Vivir por lo menos el tiempo suficiente para conocer todas las costumbres de los hombres y todo lo que a éstos les ha ocurrido; recuperar toda la vida pasada, ya que la futura no es posible; concentrarse antes de disolverse; merecer haber nacido; pensar en las víctimas que cuesta cada respiración; no glorificar el dolor, aunque vivamos de él; guardar para nosotros únicamente aquello que no podamos dar a los demás, hasta que madure para éstos y podamos dárselo; odiar la muerte de cada uno de los hombres como si fuera la nuestra; hacer las paces alguna vez con todo, menos con la muerte.
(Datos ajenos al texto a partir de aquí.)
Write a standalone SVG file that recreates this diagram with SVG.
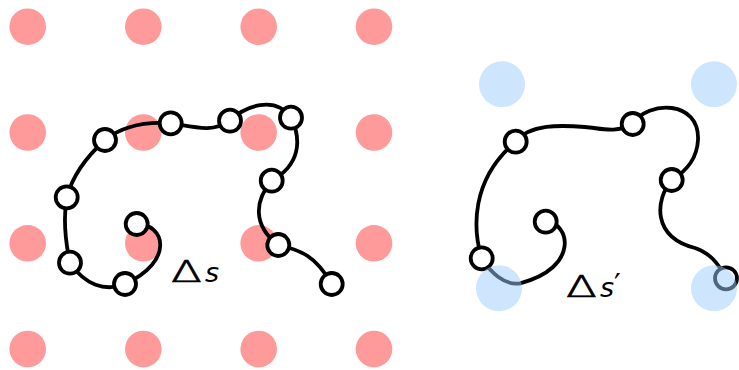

El postulado de que cada uno debe reunir los artículos de su pensamiento y de su fe tiene algo de locura, como si cada uno tuviera que construir solo la ciudad en que vive.
¿Y cuál es el pecado original de los animales? ¿Por qué los animales padecen la muerte?
Uno empieza a amar a un país así que en él conoce bien a muchos hombres ridículos.
En la guerra los hombres se comportan como si cada uno de ellos tuviera que vengar la muerte de todos sus antepasados, y como si de éstos ninguno hubiera muerto de muerte natural.
El ciego le pide perdón a Dios.
El misterioso sistema de los prejuicios. De su consistencia, su número, su orden depende que el hombre envejezca más o menos deprisa. Dondequiera que uno tema una transformación, allí tiene un prejuicio. Sin embargo, no escapamos a la transformación: la recuperamos con gran fuerza y sólo entonces volvemos a ser libres. No ocurre que podamos estar retrasando continuamente transformaciones que debían haber tenido lugar. Estas nos lanzan en dirección contraria; pero el hombre tiene un alma elástica, y en algún momento u otro, con ímpetu y con seguridad, vuelve a caer justo sobre ellas. Muchas transformaciones están marcadas simplemente por los exorcismos de los padres; éstas son las más peligrosas. Otras llevan el odio de toda la humanidad; en éstas caen sólo unos cuantos espíritus, pocos y escogidos.